Records from a collection

= = =

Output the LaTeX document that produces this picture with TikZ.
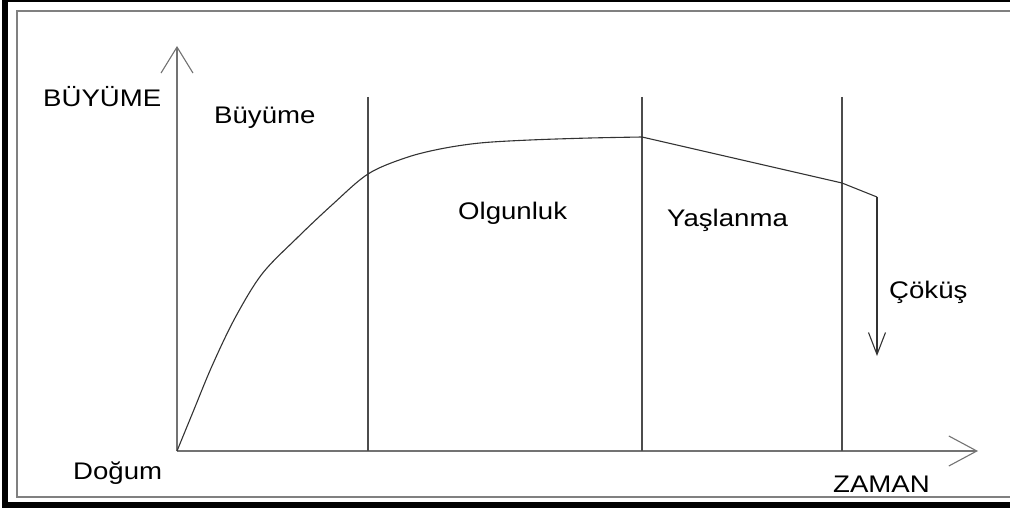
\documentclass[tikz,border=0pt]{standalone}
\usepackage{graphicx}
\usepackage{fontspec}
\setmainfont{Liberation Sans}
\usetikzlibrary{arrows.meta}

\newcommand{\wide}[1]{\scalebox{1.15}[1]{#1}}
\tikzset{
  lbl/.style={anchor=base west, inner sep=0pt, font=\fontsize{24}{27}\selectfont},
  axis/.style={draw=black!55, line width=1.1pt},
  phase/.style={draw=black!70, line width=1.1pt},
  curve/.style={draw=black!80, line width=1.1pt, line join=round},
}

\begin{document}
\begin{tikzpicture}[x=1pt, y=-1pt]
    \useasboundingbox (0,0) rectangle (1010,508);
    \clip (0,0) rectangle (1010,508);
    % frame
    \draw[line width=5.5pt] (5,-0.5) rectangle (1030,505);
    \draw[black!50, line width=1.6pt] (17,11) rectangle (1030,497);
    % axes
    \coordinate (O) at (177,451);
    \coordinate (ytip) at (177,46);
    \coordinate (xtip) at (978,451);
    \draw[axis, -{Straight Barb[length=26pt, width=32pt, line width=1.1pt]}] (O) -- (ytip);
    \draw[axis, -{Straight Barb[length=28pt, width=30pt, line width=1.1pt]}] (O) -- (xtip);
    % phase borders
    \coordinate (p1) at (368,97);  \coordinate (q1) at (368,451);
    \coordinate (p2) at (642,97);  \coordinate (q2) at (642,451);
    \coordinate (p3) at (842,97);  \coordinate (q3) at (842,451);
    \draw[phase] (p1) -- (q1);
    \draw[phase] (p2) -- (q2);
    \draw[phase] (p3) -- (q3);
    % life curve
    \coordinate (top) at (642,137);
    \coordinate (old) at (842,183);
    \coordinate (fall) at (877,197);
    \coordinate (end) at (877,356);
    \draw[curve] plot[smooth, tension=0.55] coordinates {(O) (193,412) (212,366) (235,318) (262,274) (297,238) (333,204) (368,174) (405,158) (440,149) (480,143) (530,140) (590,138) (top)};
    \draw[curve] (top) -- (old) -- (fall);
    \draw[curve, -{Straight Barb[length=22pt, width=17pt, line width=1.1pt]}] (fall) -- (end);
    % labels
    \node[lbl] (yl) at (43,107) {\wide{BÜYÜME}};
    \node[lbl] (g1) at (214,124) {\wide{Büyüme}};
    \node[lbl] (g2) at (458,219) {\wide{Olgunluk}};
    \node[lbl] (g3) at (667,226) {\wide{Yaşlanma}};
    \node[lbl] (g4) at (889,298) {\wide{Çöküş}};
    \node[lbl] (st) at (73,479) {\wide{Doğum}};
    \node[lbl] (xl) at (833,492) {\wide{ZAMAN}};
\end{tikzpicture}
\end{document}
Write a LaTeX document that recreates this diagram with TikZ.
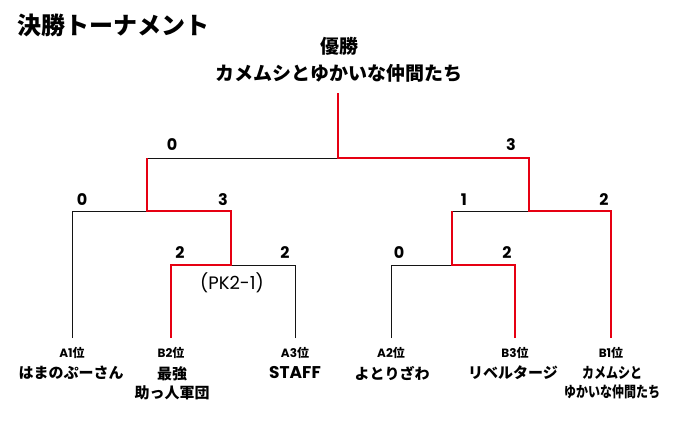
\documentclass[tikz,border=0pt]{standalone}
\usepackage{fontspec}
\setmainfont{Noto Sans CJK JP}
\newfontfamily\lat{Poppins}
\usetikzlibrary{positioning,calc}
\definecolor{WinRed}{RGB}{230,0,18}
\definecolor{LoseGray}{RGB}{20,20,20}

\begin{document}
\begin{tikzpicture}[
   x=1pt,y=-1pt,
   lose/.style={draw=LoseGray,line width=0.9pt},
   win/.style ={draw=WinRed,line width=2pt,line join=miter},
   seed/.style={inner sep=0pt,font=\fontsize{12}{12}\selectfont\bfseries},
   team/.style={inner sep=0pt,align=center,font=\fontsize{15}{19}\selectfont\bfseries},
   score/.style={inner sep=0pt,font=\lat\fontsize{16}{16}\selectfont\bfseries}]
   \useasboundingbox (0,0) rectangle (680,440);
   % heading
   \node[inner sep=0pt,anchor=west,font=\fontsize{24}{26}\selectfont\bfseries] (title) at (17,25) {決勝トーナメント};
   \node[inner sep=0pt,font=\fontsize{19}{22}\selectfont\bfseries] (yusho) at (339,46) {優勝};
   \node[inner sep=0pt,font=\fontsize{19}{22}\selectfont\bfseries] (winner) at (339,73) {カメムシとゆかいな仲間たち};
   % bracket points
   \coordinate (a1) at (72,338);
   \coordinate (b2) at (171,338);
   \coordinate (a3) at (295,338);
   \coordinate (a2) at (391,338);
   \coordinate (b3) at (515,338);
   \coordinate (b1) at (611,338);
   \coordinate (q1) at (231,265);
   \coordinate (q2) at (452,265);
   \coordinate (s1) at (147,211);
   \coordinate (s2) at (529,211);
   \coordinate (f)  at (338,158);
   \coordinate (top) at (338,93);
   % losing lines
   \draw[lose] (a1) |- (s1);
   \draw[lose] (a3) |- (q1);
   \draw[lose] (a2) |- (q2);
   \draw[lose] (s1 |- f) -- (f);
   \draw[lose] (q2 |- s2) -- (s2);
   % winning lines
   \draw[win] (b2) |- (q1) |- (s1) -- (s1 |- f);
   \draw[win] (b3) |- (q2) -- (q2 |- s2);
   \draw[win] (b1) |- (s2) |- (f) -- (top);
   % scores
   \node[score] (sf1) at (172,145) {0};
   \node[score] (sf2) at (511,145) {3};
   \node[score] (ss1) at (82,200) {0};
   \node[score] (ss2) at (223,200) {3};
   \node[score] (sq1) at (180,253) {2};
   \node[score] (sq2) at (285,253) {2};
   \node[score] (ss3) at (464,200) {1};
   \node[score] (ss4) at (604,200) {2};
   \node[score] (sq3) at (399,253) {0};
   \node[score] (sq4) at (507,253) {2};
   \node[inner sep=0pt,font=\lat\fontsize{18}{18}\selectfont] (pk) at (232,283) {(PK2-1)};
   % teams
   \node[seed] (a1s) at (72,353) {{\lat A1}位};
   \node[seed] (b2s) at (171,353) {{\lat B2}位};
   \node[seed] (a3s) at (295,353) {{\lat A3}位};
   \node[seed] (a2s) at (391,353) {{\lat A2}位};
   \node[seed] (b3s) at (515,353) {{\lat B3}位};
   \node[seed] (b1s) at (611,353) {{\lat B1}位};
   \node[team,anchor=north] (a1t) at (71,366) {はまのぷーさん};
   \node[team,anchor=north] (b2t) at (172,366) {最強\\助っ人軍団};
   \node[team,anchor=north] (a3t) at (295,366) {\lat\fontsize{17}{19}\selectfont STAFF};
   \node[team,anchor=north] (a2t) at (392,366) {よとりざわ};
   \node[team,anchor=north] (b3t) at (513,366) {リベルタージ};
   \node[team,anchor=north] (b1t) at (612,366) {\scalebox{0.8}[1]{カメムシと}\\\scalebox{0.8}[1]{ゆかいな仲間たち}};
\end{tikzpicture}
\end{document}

= = =

Aim. Images must not appear in the copy; reproduce everything else in the records verbatim.

Task result.
Output the LaTeX document that produces this picture with TikZ.
\documentclass[tikz,border=0pt]{standalone}
\usepackage{graphicx}
\usepackage{fontspec}
\setmainfont{Liberation Sans}
\usetikzlibrary{arrows.meta}

\newcommand{\wide}[1]{\scalebox{1.15}[1]{#1}}
\tikzset{
  lbl/.style={anchor=base west, inner sep=0pt, font=\fontsize{24}{27}\selectfont},
  axis/.style={draw=black!55, line width=1.1pt},
  phase/.style={draw=black!70, line width=1.1pt},
  curve/.style={draw=black!80, line width=1.1pt, line join=round},
}

\begin{document}
\begin{tikzpicture}[x=1pt, y=-1pt]
    \useasboundingbox (0,0) rectangle (1010,508);
    \clip (0,0) rectangle (1010,508);
    % frame
    \draw[line width=5.5pt] (5,-0.5) rectangle (1030,505);
    \draw[black!50, line width=1.6pt] (17,11) rectangle (1030,497);
    % axes
    \coordinate (O) at (177,451);
    \coordinate (ytip) at (177,46);
    \coordinate (xtip) at (978,451);
    \draw[axis, -{Straight Barb[length=26pt, width=32pt, line width=1.1pt]}] (O) -- (ytip);
    \draw[axis, -{Straight Barb[length=28pt, width=30pt, line width=1.1pt]}] (O) -- (xtip);
    % phase borders
    \coordinate (p1) at (368,97);  \coordinate (q1) at (368,451);
    \coordinate (p2) at (642,97);  \coordinate (q2) at (642,451);
    \coordinate (p3) at (842,97);  \coordinate (q3) at (842,451);
    \draw[phase] (p1) -- (q1);
    \draw[phase] (p2) -- (q2);
    \draw[phase] (p3) -- (q3);
    % life curve
    \coordinate (top) at (642,137);
    \coordinate (old) at (842,183);
    \coordinate (fall) at (877,197);
    \coordinate (end) at (877,356);
    \draw[curve] plot[smooth, tension=0.55] coordinates {(O) (193,412) (212,366) (235,318) (262,274) (297,238) (333,204) (368,174) (405,158) (440,149) (480,143) (530,140) (590,138) (top)};
    \draw[curve] (top) -- (old) -- (fall);
    \draw[curve, -{Straight Barb[length=22pt, width=17pt, line width=1.1pt]}] (fall) -- (end);
    % labels
    \node[lbl] (yl) at (43,107) {\wide{BÜYÜME}};
    \node[lbl] (g1) at (214,124) {\wide{Büyüme}};
    \node[lbl] (g2) at (458,219) {\wide{Olgunluk}};
    \node[lbl] (g3) at (667,226) {\wide{Yaşlanma}};
    \node[lbl] (g4) at (889,298) {\wide{Çöküş}};
    \node[lbl] (st) at (73,479) {\wide{Doğum}};
    \node[lbl] (xl) at (833,492) {\wide{ZAMAN}};
\end{tikzpicture}
\end{document}
Write a LaTeX document that recreates this diagram with TikZ.
\documentclass[tikz,border=0pt]{standalone}
\usepackage{fontspec}
\setmainfont{Noto Sans CJK JP}
\newfontfamily\lat{Poppins}
\usetikzlibrary{positioning,calc}
\definecolor{WinRed}{RGB}{230,0,18}
\definecolor{LoseGray}{RGB}{20,20,20}

\begin{document}
\begin{tikzpicture}[
   x=1pt,y=-1pt,
   lose/.style={draw=LoseGray,line width=0.9pt},
   win/.style ={draw=WinRed,line width=2pt,line join=miter},
   seed/.style={inner sep=0pt,font=\fontsize{12}{12}\selectfont\bfseries},
   team/.style={inner sep=0pt,align=center,font=\fontsize{15}{19}\selectfont\bfseries},
   score/.style={inner sep=0pt,font=\lat\fontsize{16}{16}\selectfont\bfseries}]
   \useasboundingbox (0,0) rectangle (680,440);
   % heading
   \node[inner sep=0pt,anchor=west,font=\fontsize{24}{26}\selectfont\bfseries] (title) at (17,25) {決勝トーナメント};
   \node[inner sep=0pt,font=\fontsize{19}{22}\selectfont\bfseries] (yusho) at (339,46) {優勝};
   \node[inner sep=0pt,font=\fontsize{19}{22}\selectfont\bfseries] (winner) at (339,73) {カメムシとゆかいな仲間たち};
   % bracket points
   \coordinate (a1) at (72,338);
   \coordinate (b2) at (171,338);
   \coordinate (a3) at (295,338);
   \coordinate (a2) at (391,338);
   \coordinate (b3) at (515,338);
   \coordinate (b1) at (611,338);
   \coordinate (q1) at (231,265);
   \coordinate (q2) at (452,265);
   \coordinate (s1) at (147,211);
   \coordinate (s2) at (529,211);
   \coordinate (f)  at (338,158);
   \coordinate (top) at (338,93);
   % losing lines
   \draw[lose] (a1) |- (s1);
   \draw[lose] (a3) |- (q1);
   \draw[lose] (a2) |- (q2);
   \draw[lose] (s1 |- f) -- (f);
   \draw[lose] (q2 |- s2) -- (s2);
   % winning lines
   \draw[win] (b2) |- (q1) |- (s1) -- (s1 |- f);
   \draw[win] (b3) |- (q2) -- (q2 |- s2);
   \draw[win] (b1) |- (s2) |- (f) -- (top);
   % scores
   \node[score] (sf1) at (172,145) {0};
   \node[score] (sf2) at (511,145) {3};
   \node[score] (ss1) at (82,200) {0};
   \node[score] (ss2) at (223,200) {3};
   \node[score] (sq1) at (180,253) {2};
   \node[score] (sq2) at (285,253) {2};
   \node[score] (ss3) at (464,200) {1};
   \node[score] (ss4) at (604,200) {2};
   \node[score] (sq3) at (399,253) {0};
   \node[score] (sq4) at (507,253) {2};
   \node[inner sep=0pt,font=\lat\fontsize{18}{18}\selectfont] (pk) at (232,283) {(PK2-1)};
   % teams
   \node[seed] (a1s) at (72,353) {{\lat A1}位};
   \node[seed] (b2s) at (171,353) {{\lat B2}位};
   \node[seed] (a3s) at (295,353) {{\lat A3}位};
   \node[seed] (a2s) at (391,353) {{\lat A2}位};
   \node[seed] (b3s) at (515,353) {{\lat B3}位};
   \node[seed] (b1s) at (611,353) {{\lat B1}位};
   \node[team,anchor=north] (a1t) at (71,366) {はまのぷーさん};
   \node[team,anchor=north] (b2t) at (172,366) {最強\\助っ人軍団};
   \node[team,anchor=north] (a3t) at (295,366) {\lat\fontsize{17}{19}\selectfont STAFF};
   \node[team,anchor=north] (a2t) at (392,366) {よとりざわ};
   \node[team,anchor=north] (b3t) at (513,366) {リベルタージ};
   \node[team,anchor=north] (b1t) at (612,366) {\scalebox{0.8}[1]{カメムシと}\\\scalebox{0.8}[1]{ゆかいな仲間たち}};
\end{tikzpicture}
\end{document}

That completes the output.